**What to work on:**
Collect the lines of the entries where "page" shows up.

Stored dataset items:
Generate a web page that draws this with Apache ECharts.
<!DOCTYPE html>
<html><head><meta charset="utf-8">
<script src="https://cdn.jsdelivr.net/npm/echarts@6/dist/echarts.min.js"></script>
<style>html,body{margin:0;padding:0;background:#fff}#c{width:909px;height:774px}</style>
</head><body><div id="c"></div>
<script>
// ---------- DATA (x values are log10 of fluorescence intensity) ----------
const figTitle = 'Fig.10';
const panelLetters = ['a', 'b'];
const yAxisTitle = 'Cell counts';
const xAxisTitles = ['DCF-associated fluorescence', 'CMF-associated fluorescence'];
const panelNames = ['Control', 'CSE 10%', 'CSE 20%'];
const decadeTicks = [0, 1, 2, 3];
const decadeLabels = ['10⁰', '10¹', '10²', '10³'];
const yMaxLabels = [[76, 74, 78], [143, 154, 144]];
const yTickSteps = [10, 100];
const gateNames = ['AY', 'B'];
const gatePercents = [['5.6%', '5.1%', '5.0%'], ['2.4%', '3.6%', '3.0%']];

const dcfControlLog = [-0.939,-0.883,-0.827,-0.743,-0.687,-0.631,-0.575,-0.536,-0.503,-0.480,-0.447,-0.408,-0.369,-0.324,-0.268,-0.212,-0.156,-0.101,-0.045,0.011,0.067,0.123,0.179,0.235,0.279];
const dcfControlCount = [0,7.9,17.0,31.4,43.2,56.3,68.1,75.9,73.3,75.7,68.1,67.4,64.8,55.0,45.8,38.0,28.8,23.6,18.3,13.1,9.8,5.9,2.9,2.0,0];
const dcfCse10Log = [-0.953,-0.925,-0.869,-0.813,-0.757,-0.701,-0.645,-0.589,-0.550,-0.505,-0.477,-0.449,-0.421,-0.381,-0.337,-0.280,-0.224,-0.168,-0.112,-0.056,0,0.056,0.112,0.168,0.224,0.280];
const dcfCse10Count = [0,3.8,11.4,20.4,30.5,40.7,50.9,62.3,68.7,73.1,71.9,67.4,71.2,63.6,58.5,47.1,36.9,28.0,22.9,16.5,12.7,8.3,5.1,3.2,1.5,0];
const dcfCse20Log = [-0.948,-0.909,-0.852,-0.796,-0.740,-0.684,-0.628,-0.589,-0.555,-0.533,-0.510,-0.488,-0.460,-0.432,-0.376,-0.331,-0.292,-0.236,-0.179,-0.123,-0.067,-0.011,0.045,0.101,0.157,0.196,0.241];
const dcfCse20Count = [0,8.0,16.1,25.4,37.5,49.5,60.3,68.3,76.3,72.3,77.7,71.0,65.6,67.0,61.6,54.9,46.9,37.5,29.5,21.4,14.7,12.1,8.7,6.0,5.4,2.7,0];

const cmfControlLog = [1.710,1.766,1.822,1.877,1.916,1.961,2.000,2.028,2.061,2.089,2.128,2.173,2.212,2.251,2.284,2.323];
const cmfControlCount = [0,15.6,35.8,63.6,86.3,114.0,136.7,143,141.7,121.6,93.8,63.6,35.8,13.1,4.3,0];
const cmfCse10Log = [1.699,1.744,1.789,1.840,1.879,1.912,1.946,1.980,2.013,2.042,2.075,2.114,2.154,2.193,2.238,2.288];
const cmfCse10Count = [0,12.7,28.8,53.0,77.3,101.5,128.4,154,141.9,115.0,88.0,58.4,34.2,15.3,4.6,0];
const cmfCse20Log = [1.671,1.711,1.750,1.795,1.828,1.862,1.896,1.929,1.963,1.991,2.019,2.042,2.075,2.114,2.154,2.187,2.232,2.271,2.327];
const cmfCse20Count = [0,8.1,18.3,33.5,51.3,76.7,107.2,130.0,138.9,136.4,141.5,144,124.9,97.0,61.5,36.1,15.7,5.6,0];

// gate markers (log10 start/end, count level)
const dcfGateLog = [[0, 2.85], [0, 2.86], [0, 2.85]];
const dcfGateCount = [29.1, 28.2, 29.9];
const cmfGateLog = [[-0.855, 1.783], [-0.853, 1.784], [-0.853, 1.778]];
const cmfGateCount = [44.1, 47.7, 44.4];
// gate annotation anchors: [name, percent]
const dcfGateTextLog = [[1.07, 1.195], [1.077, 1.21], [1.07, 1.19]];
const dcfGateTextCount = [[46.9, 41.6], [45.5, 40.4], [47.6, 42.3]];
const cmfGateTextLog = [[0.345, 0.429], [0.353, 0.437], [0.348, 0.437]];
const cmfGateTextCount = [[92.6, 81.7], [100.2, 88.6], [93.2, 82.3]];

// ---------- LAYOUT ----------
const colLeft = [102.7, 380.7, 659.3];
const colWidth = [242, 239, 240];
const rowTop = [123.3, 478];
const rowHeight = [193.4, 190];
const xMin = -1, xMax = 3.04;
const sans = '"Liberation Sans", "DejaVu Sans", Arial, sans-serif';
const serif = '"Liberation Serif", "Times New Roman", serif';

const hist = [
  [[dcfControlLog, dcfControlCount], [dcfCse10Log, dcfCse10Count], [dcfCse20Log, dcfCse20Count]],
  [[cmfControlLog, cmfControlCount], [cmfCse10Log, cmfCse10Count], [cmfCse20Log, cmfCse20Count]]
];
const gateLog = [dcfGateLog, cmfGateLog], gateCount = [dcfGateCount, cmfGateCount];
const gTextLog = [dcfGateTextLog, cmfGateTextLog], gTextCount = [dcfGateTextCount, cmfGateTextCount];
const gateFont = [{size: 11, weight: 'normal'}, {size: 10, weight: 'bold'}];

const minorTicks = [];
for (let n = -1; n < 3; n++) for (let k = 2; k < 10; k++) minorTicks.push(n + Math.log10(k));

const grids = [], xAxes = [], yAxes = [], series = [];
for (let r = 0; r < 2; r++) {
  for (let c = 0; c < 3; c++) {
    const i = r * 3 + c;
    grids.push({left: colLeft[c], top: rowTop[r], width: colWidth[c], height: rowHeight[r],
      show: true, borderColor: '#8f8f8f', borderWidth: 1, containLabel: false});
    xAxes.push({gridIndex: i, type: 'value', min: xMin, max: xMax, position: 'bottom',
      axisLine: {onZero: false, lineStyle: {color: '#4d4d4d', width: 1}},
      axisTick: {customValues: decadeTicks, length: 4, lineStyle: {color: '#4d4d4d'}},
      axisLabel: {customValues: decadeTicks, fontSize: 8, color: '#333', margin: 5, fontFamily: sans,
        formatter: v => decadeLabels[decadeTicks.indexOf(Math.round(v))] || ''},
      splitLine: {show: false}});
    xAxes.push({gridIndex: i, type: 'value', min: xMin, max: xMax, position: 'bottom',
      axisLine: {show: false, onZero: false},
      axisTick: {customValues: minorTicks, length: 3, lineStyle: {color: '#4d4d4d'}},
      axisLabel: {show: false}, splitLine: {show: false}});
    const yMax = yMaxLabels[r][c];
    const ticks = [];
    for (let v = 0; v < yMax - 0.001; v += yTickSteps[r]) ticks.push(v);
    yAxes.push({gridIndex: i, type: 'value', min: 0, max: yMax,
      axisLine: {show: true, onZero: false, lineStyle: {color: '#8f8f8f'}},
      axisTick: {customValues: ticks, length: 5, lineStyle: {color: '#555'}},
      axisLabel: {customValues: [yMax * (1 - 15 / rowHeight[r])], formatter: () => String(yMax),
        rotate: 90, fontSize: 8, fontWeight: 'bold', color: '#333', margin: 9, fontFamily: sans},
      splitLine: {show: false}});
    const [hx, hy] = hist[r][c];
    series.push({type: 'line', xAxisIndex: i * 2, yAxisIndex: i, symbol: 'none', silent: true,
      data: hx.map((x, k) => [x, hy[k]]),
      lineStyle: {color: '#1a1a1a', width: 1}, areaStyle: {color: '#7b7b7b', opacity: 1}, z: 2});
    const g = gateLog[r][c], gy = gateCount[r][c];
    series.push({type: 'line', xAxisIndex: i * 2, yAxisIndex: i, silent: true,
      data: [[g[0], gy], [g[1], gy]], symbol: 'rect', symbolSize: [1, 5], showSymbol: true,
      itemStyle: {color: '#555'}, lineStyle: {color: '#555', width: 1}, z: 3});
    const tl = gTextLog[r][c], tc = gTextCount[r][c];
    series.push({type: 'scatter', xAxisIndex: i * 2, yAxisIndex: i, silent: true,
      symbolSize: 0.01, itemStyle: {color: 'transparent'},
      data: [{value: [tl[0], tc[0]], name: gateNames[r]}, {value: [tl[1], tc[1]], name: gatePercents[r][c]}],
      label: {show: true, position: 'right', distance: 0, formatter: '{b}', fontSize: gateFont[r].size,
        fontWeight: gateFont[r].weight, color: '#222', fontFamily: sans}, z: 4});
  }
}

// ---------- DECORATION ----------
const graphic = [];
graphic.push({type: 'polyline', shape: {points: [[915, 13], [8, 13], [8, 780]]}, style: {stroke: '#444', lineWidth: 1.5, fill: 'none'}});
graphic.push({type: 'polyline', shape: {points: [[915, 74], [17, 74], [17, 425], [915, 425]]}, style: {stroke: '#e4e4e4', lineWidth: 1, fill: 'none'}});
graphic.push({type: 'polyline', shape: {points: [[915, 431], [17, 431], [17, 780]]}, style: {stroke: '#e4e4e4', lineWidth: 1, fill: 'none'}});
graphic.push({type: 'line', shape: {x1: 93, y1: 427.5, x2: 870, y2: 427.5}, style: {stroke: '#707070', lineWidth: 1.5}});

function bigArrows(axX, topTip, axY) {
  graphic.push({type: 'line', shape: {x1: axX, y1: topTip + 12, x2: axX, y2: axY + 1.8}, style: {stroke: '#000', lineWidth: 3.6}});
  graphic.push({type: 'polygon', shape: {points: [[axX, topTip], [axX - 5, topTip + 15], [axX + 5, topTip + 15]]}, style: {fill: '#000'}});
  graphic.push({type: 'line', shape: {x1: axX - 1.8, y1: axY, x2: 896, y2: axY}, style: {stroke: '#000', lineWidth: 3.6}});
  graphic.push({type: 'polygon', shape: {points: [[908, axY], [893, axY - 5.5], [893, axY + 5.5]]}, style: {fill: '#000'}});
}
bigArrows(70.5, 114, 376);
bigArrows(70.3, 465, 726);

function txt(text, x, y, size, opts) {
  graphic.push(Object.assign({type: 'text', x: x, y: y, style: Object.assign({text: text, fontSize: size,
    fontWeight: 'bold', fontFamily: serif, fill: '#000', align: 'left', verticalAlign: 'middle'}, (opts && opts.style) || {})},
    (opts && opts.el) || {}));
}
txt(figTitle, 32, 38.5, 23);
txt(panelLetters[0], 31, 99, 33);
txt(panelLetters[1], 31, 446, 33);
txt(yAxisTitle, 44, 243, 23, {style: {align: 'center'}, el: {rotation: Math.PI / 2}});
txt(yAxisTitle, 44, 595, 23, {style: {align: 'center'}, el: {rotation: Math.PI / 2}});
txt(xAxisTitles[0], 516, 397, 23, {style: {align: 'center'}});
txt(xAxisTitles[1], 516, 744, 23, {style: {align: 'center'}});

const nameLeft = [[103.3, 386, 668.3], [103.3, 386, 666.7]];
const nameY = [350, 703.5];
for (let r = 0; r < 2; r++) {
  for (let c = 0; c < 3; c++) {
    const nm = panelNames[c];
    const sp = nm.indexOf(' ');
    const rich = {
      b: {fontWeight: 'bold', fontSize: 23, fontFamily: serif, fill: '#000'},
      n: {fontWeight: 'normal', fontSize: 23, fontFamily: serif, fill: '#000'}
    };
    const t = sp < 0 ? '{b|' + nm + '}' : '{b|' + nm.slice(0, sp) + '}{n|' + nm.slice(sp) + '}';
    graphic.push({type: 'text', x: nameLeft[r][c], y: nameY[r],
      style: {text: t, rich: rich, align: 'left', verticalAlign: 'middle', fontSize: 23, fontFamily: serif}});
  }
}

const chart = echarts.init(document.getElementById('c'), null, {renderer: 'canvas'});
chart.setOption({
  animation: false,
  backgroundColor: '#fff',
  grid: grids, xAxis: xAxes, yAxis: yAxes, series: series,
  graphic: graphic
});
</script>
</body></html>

--

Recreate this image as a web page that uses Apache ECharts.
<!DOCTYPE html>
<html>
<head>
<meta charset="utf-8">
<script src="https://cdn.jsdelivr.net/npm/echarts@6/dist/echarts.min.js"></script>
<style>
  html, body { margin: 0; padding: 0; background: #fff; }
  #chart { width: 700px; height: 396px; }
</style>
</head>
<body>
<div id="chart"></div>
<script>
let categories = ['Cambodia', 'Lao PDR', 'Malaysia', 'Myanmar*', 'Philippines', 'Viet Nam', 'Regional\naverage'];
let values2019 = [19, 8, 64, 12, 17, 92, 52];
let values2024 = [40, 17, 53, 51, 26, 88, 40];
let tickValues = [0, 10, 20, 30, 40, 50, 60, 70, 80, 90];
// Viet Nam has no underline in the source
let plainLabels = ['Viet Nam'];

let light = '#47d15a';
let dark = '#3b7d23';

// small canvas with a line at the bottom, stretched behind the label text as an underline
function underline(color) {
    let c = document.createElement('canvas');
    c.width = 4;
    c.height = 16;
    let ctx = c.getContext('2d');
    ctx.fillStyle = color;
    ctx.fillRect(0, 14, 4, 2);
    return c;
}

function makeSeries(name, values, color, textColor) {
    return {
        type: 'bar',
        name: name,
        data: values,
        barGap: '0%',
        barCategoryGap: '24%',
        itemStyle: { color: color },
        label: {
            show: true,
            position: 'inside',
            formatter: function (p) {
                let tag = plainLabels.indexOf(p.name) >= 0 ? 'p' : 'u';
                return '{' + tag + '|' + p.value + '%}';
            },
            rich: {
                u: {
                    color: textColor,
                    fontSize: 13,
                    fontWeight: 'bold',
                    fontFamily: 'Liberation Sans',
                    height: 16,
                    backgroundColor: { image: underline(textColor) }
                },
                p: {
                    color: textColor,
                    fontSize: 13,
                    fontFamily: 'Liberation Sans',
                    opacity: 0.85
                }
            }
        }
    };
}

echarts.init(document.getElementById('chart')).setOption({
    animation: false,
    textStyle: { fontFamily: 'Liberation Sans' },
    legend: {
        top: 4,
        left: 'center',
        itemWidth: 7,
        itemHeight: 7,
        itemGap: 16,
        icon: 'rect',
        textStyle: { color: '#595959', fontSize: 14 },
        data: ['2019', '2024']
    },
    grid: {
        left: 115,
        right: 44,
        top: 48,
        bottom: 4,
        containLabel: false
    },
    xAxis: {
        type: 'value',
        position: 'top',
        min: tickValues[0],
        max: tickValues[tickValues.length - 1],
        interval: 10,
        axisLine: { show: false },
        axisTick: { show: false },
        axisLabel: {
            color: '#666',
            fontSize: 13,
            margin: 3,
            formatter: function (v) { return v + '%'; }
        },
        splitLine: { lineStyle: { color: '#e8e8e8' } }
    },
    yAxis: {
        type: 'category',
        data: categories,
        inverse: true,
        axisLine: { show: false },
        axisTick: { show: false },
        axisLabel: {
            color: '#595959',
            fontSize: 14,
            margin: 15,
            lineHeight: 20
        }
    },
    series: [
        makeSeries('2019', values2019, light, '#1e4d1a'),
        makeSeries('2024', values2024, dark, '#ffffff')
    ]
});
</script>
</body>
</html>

**Result:**
Generate a web page that draws this with Apache ECharts.
Recreate this image as a web page that uses Apache ECharts.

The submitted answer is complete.